# Lifetime Automatic Transmission Fluid Conundrum Solved Once and for All



## edsu (Jun 3, 2015)

Hi BMW Owners,

This transmission fluid conundrum applies to all BMW series. You and I have read way too many threads arguing whether the "Lifetime" automatic transmission fluid (ATF) needs to be changed or not. As a professional mechanical engineer, I decided to look for a scientific answer straight from the source: ZF company, the manufacturer of BMW transmissions. As of 2013 nearly all BMWs (1-7 series) use the ZF-8HP transmission. The following case study is for my vehicle F30 335i which uses the ZF-8HP45 model [Ref. 1], but the info applies to any other series as well. References are provided at the end of this writing if you want to confirm them yourself.

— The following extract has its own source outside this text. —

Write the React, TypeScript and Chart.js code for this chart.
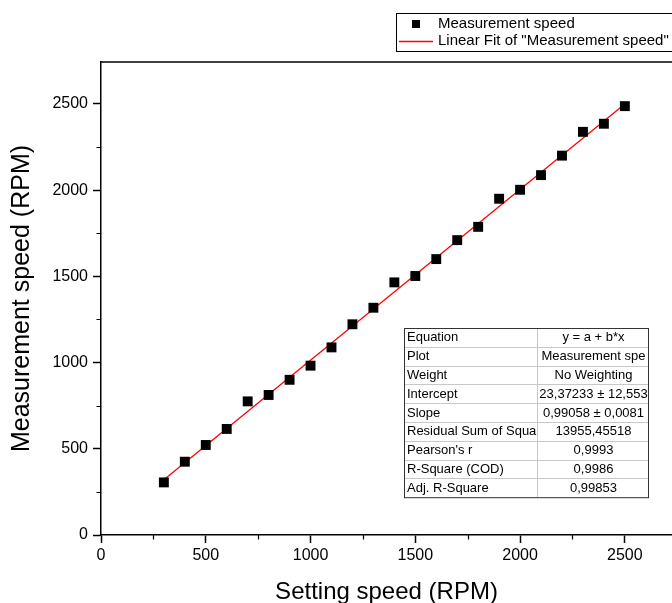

A data sheet for 8HP45 as published by ZF specifies the transmission oil as "lifetime oil fill" [Ref. 2]. Other models such as 8HP70 for the 7-series and X5 also repeat the same statement. Being a true scientific researcher, I was not satisfied with this statement because everything in this world will degrade and fail. The question is not if, but when. So I went on to research more into the ZF lubrication fluids and discovered that they manufacture variants of transmission fluids. In the case of automatic transmissions for cars including the 8HP models, the fluid is part no. TE-ML11 [Ref. 3]. A straight copy and paste from the datasheet regarding maintenance states:

"... automatic transmissions are filled maintenance-free with specially developed partially synthetic ATF oils. Maintenance-free fills are intended for normal operating conditions. Especially driving at very high operating temperatures can result in accelerated aging or increased wear of ATF oils. It is recommended, in the event of severe operating conditions, such as:
- frequent highway driving in top speed range,
- offensive, sporty driving style,
- frequent trailer operation,
being above average, oil purification (oil change) on automatic transmissions is recommended between 80,000 km and 120,000 km, or 8 years, depending on the load."

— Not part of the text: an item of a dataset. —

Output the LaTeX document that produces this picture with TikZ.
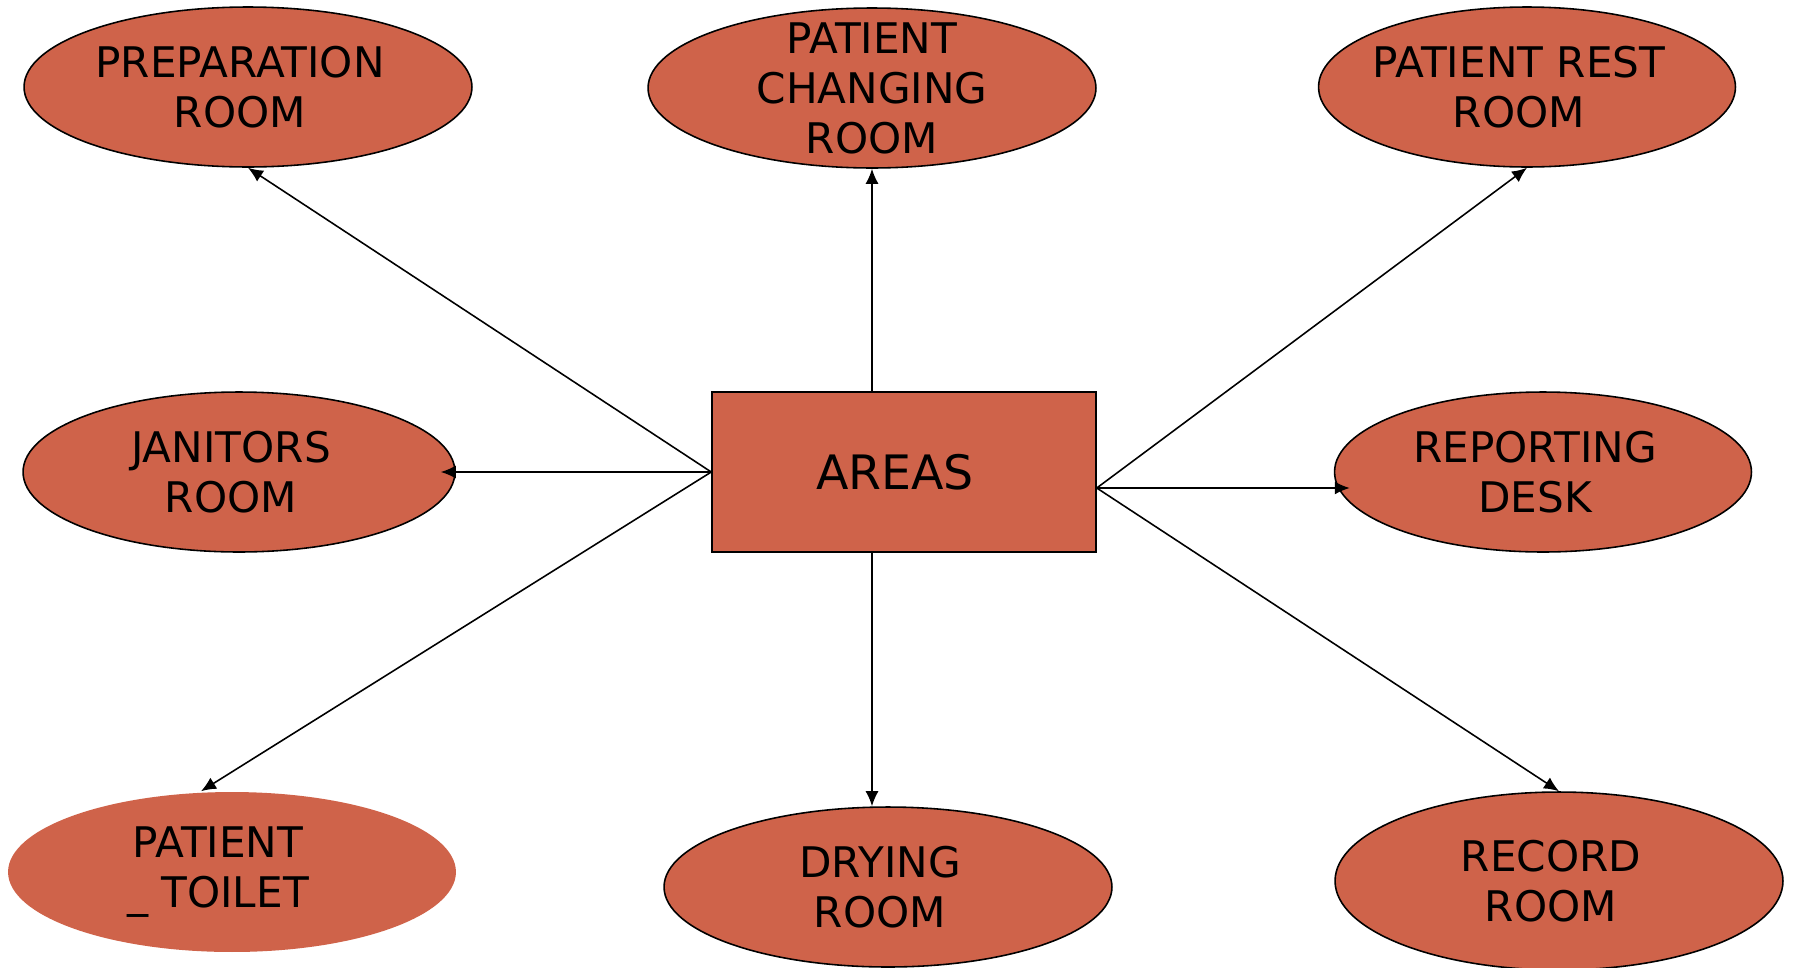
\documentclass[tikz,border=0pt]{standalone}
\usepackage{fontspec}
\setmainfont{DejaVu Sans}
\usetikzlibrary{arrows.meta,shapes.geometric}
\definecolor{brick}{RGB}{207,99,74}

\begin{document}
\begin{tikzpicture}[->,>={Latex[length=0.3cm,width=0.26cm]},x=0.02cm,y=-0.02cm,
                    line width=0.9pt]
  \tikzstyle{room}=[ellipse,draw=black,fill=brick,minimum width=8.96cm,
                    minimum height=3.2cm,inner sep=0pt]
  \tikzstyle{rtext}=[align=center,xshift=-0.16cm,
                     font=\fontsize{24}{28.5}\selectfont]
  \useasboundingbox (0,0) rectangle (1794,967);

  \node[draw=black,fill=brick,minimum width=7.68cm,minimum height=3.2cm,
        label={[font=\fontsize{27}{30}\selectfont,xshift=-0.18cm]center:AREAS}]
                                                             (A) at (904,472) {};
  \node[room,label={[rtext]center:PREPARATION\\ROOM}]        (P) at (248,87)  {};
  \node[room,label={[rtext,xshift=0.16cm]center:PATIENT\\CHANGING\\ROOM}]
                                                             (C) at (872,88)  {};
  \node[room,minimum width=8.34cm,label={[rtext]center:PATIENT REST\\ROOM}]
                                                             (R) at (1527,87) {};
  \node[room,minimum width=8.64cm,label={[rtext]center:JANITORS\\ROOM}]
                                                             (J) at (239,472) {};
  \node[room,minimum width=8.34cm,label={[rtext]center:REPORTING\\DESK}]
                                                             (D) at (1543,472) {};
  \node[room,draw=none,label={[rtext,xshift=-0.12cm]center:PATIENT\\\_ TOILET}]
                                                             (T) at (232,872) {};
  \node[room,label={[rtext]center:DRYING\\ROOM}]             (Y) at (888,887) {};
  \node[room,minimum height=3.56cm,label={[rtext]center:RECORD\\ROOM}]
                                                             (E) at (1559,881) {};

  \path (A.west) edge (P.south)
                 edge[shorten >=-0.3cm] (J.east)
                 edge ([xshift=-0.62cm]T.north)
        (A.north -| C) edge (C.south)
        (A.south -| C) edge (Y.north -| C)
        ([yshift=-0.32cm]A.east) edge (R.south)
                                 edge[shorten >=-0.32cm] ([yshift=-0.32cm]D.west)
                                 edge (E.north);
\end{tikzpicture}
\end{document}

Based on the ZF's data sheet, it is clear to conclude our discussion with the following points:
1) The ZF ATF was designed to last beyond 120,000 km or 8 years if you drive under normal operating conditions.
2) Changing the ATF is allowed and will not result in damaging the transmission unit as long as you use the correct ZF fluid.
3) You don't have to be ripped off by buying the ATF from a BMW stealership, the ATF for 8HP models is ZF Lifeguard Fluid 8 (ZF No. S671 090 312) and it's available online.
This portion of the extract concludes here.